目の前で声を殺して笑っている水無瀬さんには、まだまだ俺が知らない水無瀬さんがいるんだろうな。
病院の中という閉塞的な空間の中で、限られた人としか関われないのが日常だったあの頃。
人をもっと知りたいと思っていたし、出会える環境に飛びこみたいとも思っていた。
最終的に接客業におさまったけど、初めての職場がここでよかったなと思っている。
いいところしか見えていないのかもしれないから、そう考えつくんだろうけど。付き合いが長かろうが短かろうが、縁は切れる時は切れてしまうし、つながっている時は一時的に離れることがあったってちゃんとギリギリのところでつながりは切れないって聞いたことがある。
出来ればこのままここでいろんな縁をつなげていきたいなと思うけど、こればっかりは自分だけがよけりゃいいわけじゃないってことくらい知っている。
一方通行じゃ、ただの押しつけになってしまう。そんな関係は、俺が望む形じゃない。
交友関係が極端に狭くて、社会のいろんな厳しさをまだ知らなすぎるゆえの戯言だってわかってるさ。
「その飲み会があったら、俺が横で牽制してあげよっか。俺、酒は強い方だし」
この言葉だって、もしかしたらその場になってみたら反故にされるかもしれない。
「その時はよろしくお願いしますね」
言いながら、どこかで叶わないかもなと諦めも持ちつつ。
休憩室を出ていく水無瀬さんを、ドアが閉まるまで見送る。
他の人から聞くいろんな話を総合すれば、深くなく浅くもなく…なのかもしれない。水無瀬さんの人間関係は。
その一部に、俺が新しく存在して……。
(…ると、いいんだけどな。一緒にカフェと本屋めぐりが出来る機会があれば…)
期待をし過ぎると、願いが叶わなかった時が切ない。病気と闘っていた時に散々味わった、それ。
人付き合いの中でも、そういうことはいくらでもあるんだろうな。
新しい世界に飛び込んで、いろんなことを知って、体験して、一喜一憂して。
(俺はこれからどんなことを学んでいくのかな)
複雑な気持ちが、胸の奥で小さく芽を出した気がするけど、それが花咲くのか何もなかったかのように枯れていくのか。
なにもかも、自分次第だ。
「……飲み会、かぁ」
明日は、月一回の通院日。
念のため、担当医に確かめてみようかな。

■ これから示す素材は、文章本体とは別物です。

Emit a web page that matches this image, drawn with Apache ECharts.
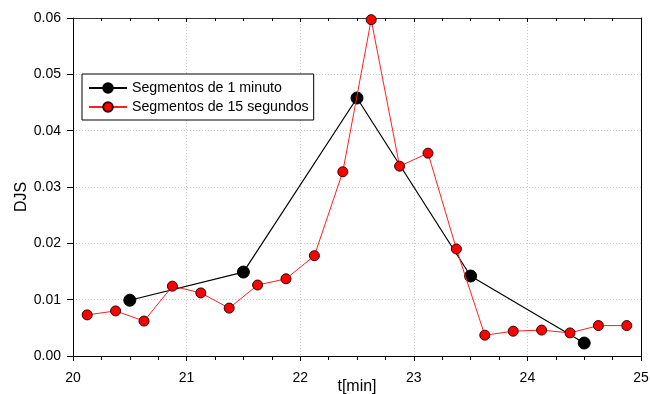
<!DOCTYPE html>
<html><head><meta charset="utf-8">
<script src="https://cdn.jsdelivr.net/npm/echarts@6/dist/echarts.min.js"></script>
<style>html,body{margin:0;padding:0;background:#fff}#c{width:650px;height:394px}</style>
</head><body><div id="c"></div>
<script>
var minuteX = [20.5, 21.5, 22.5, 23.5, 24.5];
var minuteY = [0.0099, 0.0149, 0.0458, 0.0142, 0.0023];
var secX = [20.125, 20.375, 20.625, 20.875, 21.125, 21.375, 21.625, 21.875, 22.125, 22.375,
            22.625, 22.875, 23.125, 23.375, 23.625, 23.875, 24.125, 24.375, 24.625, 24.875];
var secY = [0.0073, 0.0080, 0.0062, 0.0124, 0.0112, 0.0085, 0.0126, 0.0137, 0.0178, 0.0327,
            0.0597, 0.0337, 0.0360, 0.0190, 0.0037, 0.0044, 0.0046, 0.0041, 0.0054, 0.0054];
var seriesNames = ['Segmentos de 1 minuto', 'Segmentos de 15 segundos'];

function pairs(xs, ys){ return xs.map(function(x,i){ return [x, ys[i]]; }); }

var font = 'Liberation Sans, Arial, sans-serif';
var chart = echarts.init(document.getElementById('c'));
chart.setOption({
  animation: false,
  backgroundColor: '#fff',
  grid: {left: 73, right: 9, top: 18, bottom: 38, containLabel: false, outerBoundsMode: 'none'},
  legend: {
    orient: 'vertical', left: 82, top: 74,
    data: seriesNames,
    backgroundColor: '#fff', borderColor: '#000', borderWidth: 1,
    padding: [7, 5, 6, 6], itemGap: 5, itemWidth: 38, itemHeight: 12,
    textStyle: {fontFamily: font, fontSize: 14.2, color: '#000'}
  },
  xAxis: [{
    type: 'value', min: 20, max: 25, interval: 1,
    name: 't[min]', nameLocation: 'middle', nameGap: 23, nameMoveOverlap: false,
    nameTextStyle: {fontFamily: font, fontSize: 16, color: '#000'},
    axisLine: {show: true, onZero: false, lineStyle: {color: '#000', width: 1}},
    axisTick: {show: true, length: 5, lineStyle: {color: '#000'}},
    minorTick: {show: true, splitNumber: 4, length: 4, lineStyle: {color: '#000'}},
    axisLabel: {fontFamily: font, fontSize: 14, color: '#000', margin: 15},
    splitLine: {show: true, lineStyle: {color: '#c8c8c8', type: [1, 2]}}
  }, {
    type: 'value', min: 20, max: 25, interval: 1, position: 'top',
    axisLine: {show: true, onZero: false, lineStyle: {color: '#333', width: 1}},
    axisTick: {show: true, inside: true, length: 4, lineStyle: {color: '#000'}},
    minorTick: {show: true, splitNumber: 4, length: 3, lineStyle: {color: '#000'}},
    axisLabel: {show: false}, splitLine: {show: false}
  }],
  yAxis: [{
    type: 'value', min: 0, max: 0.06, interval: 0.01,
    name: 'DJS', nameLocation: 'middle', nameGap: 43, nameMoveOverlap: false,
    nameTextStyle: {fontFamily: font, fontSize: 16, color: '#000', padding: [0, 0, 0, -20]},
    axisLine: {show: true, onZero: false, lineStyle: {color: '#000', width: 1}},
    axisTick: {show: true, length: 6, lineStyle: {color: '#000'}},
    axisLabel: {fontFamily: font, fontSize: 14, color: '#000', margin: 12,
      formatter: function(v){ return v.toFixed(2); }},
    splitLine: {show: true, lineStyle: {color: '#c8c8c8', type: [1, 2]}}
  }, {
    type: 'value', min: 0, max: 0.06, interval: 0.01, position: 'right',
    axisLine: {show: true, onZero: false, lineStyle: {color: '#000', width: 1}},
    axisTick: {show: false}, axisLabel: {show: false}, splitLine: {show: false}
  }],
  series: [{
    name: seriesNames[0], type: 'line', data: pairs(minuteX, minuteY),
    symbol: 'circle', symbolSize: 12, z: 3,
    lineStyle: {color: '#000', width: 1.2},
    itemStyle: {color: '#000', borderColor: '#000', borderWidth: 1}
  }, {
    name: seriesNames[1], type: 'line', data: pairs(secX, secY),
    symbol: 'circle', symbolSize: 10, z: 4,
    lineStyle: {color: '#ff2020', width: 1},
    itemStyle: {color: '#ff0000', borderColor: '#300', borderWidth: 1}
  }]
});
</script></body></html>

最初にいっぱいくらいは、みんなと乾杯をしてみたい。
試用期間終了まで、あと五日。
パンの最後の一口を放り込み、ペットボトルのカフェオレで飲み込む。
「さて…と。ロッカーに飲み物戻してから、店に戻るか…」
テーブルを軽く拭いて、休憩室を出る。ロッカールームで一瞬見た鏡には、口角にパンかすをつけた俺がいた。
「…ちょ。もしかして、この顔でずっと話してたの? 俺」
確かめにくい事実を胸に秘め、店内へと戻っていく。
レジで接客をしていた水無瀬さんと一瞬目が合った気がして、もうパンかすはついていないのに袖で口元を拭って目をそらした。